**THE REQUEST**
Return each line of the listing that contains the string "this".

____ DATA LINES

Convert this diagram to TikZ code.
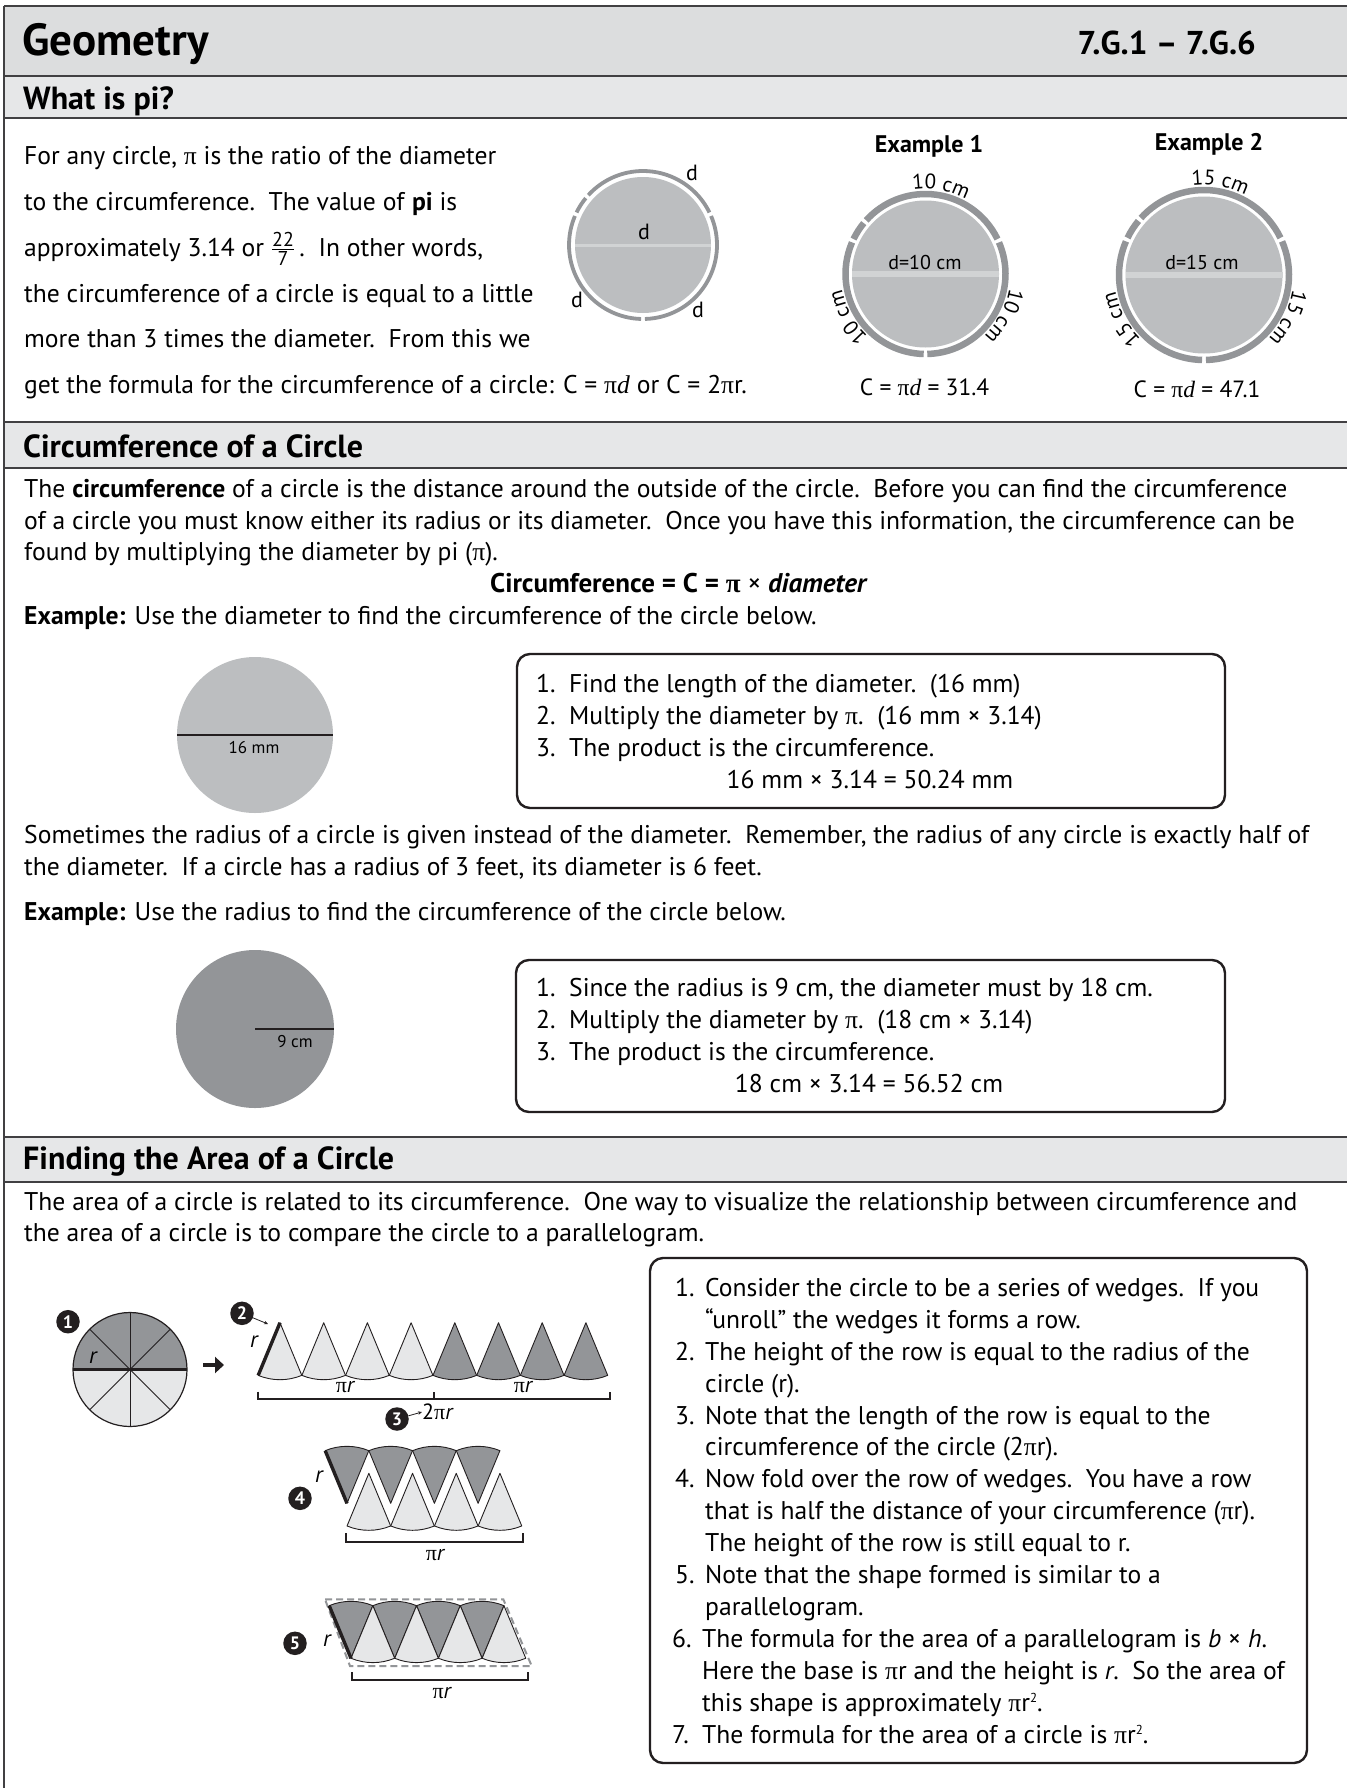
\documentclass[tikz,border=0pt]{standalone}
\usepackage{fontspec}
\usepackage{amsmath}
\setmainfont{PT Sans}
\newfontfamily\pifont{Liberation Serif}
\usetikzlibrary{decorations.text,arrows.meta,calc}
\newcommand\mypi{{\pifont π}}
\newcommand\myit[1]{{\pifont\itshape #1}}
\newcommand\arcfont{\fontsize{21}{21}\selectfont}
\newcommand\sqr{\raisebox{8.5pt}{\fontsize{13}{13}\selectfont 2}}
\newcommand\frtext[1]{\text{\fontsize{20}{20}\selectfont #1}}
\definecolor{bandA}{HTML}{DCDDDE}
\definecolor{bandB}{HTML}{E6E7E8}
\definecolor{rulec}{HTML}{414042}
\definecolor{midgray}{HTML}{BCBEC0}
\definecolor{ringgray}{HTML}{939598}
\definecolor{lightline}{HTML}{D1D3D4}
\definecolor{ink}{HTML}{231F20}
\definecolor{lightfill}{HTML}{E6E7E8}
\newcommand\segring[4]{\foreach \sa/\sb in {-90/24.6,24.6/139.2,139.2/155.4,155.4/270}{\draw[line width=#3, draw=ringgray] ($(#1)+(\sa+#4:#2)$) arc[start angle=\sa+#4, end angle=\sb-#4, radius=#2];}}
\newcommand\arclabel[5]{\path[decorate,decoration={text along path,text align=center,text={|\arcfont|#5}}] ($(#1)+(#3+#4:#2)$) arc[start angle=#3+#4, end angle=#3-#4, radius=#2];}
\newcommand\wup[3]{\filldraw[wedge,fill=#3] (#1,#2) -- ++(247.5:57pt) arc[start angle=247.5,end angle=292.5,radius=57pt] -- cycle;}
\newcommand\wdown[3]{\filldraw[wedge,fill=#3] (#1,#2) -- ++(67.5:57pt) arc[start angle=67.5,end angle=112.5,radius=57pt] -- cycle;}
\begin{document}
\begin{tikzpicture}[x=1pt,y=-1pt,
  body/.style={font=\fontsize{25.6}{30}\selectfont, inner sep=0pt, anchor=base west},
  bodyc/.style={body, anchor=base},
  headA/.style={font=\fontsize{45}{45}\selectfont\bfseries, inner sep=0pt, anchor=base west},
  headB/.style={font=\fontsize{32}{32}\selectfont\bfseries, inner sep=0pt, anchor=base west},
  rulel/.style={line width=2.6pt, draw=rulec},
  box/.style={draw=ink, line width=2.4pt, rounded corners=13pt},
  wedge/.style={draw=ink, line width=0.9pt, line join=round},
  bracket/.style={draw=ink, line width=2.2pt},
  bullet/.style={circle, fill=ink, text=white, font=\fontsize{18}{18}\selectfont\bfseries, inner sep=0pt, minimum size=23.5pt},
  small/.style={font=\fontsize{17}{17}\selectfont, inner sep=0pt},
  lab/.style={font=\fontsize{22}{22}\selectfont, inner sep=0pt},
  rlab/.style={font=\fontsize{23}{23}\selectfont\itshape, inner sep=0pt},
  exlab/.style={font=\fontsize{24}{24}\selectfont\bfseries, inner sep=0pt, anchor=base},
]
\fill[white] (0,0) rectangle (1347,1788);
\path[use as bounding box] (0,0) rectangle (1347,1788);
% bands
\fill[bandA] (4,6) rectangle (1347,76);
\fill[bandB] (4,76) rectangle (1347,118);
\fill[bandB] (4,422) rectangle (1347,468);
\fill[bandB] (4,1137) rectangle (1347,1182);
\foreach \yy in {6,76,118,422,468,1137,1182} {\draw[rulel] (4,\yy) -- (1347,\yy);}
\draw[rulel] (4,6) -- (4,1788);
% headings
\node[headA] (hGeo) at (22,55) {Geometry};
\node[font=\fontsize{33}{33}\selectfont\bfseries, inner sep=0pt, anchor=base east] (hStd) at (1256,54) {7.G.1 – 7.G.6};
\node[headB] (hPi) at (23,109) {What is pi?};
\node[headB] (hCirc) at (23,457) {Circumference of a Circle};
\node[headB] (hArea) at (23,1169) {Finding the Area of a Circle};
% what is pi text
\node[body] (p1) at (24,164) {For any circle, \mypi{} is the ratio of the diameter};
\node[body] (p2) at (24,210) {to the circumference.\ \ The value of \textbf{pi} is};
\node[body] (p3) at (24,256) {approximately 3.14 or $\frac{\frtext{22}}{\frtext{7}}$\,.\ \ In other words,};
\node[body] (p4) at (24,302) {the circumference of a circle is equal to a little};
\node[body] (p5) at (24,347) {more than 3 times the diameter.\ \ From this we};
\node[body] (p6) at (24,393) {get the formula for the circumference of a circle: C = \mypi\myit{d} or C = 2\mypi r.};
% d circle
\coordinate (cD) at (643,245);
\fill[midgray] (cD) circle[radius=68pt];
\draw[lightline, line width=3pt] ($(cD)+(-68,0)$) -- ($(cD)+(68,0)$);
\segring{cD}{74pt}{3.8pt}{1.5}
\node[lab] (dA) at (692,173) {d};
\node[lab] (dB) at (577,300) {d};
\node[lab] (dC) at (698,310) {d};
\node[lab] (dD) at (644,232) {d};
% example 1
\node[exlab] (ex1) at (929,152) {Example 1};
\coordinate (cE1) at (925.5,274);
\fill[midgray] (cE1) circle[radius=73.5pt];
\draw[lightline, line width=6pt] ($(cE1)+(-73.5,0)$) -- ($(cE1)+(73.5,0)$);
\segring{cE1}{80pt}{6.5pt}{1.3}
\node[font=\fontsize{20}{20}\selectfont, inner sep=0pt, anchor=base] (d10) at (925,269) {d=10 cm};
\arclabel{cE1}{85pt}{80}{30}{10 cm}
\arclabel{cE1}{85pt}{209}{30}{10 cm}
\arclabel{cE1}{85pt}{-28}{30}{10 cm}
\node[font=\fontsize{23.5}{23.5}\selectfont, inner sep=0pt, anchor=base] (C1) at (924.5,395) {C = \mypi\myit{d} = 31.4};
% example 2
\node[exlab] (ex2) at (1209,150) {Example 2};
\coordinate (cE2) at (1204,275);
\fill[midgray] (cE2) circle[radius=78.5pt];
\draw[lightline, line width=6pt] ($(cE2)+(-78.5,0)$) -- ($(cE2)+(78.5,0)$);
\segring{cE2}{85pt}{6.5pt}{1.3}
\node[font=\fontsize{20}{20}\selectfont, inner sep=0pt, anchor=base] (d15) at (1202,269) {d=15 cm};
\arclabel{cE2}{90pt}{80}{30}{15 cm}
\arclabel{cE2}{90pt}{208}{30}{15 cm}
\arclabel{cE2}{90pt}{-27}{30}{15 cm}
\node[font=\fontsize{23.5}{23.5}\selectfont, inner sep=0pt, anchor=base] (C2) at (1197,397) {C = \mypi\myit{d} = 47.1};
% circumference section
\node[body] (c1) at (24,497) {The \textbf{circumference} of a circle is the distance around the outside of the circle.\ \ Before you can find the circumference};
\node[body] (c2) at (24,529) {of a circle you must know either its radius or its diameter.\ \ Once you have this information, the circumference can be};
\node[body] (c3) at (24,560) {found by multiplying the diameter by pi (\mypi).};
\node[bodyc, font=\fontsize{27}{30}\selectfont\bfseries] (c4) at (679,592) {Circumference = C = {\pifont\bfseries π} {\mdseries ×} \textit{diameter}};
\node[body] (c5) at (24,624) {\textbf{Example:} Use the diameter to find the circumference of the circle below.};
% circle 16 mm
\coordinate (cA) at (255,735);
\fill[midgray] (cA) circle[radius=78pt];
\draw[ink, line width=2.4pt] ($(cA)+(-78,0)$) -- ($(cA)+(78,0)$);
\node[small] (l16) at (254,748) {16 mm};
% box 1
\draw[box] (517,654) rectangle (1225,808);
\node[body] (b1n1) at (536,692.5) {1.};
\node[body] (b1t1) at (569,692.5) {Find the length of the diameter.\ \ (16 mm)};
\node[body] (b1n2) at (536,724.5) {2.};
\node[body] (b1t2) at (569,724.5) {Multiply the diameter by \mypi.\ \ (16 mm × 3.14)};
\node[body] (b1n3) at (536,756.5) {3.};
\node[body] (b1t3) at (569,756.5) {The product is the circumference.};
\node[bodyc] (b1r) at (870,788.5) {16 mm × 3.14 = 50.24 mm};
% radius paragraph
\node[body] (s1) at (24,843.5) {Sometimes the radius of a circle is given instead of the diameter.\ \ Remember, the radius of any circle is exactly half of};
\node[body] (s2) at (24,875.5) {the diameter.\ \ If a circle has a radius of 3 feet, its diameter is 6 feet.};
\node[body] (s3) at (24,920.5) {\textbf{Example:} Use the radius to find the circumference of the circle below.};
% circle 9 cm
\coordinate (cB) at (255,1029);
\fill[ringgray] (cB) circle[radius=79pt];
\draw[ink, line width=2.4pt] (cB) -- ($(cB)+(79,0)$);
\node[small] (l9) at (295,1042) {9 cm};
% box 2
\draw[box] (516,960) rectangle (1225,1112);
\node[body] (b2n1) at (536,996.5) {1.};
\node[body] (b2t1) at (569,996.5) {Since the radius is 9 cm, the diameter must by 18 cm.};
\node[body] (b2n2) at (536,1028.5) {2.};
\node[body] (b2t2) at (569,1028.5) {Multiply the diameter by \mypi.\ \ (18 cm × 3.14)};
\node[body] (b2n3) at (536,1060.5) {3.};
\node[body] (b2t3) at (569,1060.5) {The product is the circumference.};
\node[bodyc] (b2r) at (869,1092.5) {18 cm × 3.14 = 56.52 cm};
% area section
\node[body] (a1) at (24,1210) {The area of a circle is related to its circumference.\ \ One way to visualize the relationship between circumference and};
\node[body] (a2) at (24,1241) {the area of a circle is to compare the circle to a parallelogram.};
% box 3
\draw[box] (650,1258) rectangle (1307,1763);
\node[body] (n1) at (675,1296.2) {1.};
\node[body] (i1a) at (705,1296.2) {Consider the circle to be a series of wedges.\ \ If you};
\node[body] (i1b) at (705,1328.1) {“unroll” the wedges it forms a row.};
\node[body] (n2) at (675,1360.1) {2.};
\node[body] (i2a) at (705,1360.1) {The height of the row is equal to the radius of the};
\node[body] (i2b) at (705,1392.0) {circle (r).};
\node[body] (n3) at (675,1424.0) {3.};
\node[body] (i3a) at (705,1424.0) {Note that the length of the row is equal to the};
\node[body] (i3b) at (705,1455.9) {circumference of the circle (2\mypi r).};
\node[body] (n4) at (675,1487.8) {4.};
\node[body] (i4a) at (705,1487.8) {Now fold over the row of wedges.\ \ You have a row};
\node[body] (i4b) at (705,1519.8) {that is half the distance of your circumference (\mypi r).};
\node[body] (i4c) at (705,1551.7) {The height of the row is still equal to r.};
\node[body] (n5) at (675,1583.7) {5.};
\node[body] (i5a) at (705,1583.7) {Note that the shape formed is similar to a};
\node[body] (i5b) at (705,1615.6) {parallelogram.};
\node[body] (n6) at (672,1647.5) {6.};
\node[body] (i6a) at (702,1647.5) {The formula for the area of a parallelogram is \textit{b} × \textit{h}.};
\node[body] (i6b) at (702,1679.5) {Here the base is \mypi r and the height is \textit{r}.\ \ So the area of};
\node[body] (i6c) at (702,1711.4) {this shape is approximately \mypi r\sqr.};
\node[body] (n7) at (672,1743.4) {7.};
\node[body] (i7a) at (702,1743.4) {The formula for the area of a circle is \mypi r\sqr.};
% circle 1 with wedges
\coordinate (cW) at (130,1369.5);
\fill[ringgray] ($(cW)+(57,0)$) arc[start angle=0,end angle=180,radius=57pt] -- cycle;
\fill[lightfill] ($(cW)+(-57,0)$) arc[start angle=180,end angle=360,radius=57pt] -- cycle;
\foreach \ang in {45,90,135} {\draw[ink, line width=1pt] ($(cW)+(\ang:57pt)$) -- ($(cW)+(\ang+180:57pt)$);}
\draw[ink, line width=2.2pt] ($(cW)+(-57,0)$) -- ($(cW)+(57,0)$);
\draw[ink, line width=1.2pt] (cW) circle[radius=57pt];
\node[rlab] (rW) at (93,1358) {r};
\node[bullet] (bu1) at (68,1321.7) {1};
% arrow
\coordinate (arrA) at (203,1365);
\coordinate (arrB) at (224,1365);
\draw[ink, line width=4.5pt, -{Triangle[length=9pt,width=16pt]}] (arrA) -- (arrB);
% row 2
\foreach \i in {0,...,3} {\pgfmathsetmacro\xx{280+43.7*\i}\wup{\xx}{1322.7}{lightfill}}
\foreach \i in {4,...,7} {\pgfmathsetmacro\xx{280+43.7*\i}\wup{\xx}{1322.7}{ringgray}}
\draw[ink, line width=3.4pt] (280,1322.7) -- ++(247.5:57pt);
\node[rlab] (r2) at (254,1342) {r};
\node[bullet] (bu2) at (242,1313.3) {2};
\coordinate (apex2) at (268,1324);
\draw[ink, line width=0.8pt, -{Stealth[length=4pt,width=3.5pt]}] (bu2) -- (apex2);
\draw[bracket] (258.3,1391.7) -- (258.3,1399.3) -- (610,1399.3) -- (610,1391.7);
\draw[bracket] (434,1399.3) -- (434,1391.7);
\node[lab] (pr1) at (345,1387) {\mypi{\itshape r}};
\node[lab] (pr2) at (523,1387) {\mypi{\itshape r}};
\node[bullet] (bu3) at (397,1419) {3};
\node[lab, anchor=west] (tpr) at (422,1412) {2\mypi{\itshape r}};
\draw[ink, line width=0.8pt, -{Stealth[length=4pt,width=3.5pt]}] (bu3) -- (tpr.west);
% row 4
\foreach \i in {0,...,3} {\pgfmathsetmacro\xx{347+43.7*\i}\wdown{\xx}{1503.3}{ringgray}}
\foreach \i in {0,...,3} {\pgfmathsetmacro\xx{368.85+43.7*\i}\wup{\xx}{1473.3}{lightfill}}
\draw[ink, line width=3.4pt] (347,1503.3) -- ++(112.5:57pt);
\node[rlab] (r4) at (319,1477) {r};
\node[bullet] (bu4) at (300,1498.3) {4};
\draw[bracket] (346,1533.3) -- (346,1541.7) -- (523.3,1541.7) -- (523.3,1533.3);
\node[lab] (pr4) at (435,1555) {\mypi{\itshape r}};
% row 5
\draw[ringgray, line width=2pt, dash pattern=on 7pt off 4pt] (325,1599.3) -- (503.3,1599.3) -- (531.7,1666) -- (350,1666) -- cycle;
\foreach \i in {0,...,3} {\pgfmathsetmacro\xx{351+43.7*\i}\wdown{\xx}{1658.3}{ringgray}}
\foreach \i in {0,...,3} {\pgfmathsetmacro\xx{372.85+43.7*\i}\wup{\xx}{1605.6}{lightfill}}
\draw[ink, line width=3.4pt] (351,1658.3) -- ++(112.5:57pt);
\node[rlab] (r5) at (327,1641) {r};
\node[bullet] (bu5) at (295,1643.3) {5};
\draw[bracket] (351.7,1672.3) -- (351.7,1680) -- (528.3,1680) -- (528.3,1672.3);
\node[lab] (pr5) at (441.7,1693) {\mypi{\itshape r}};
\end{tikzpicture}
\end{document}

________

**COMPLETE RESPONSE**
Convert this diagram to TikZ code.
\node[body] (p5) at (24,347) {more than 3 times the diameter.\ \ From this we};
\node[body] (c2) at (24,529) {of a circle you must know either its radius or its diameter.\ \ Once you have this information, the circumference can be};
\node[body] (i6c) at (702,1711.4) {this shape is approximately \mypi r\sqr.};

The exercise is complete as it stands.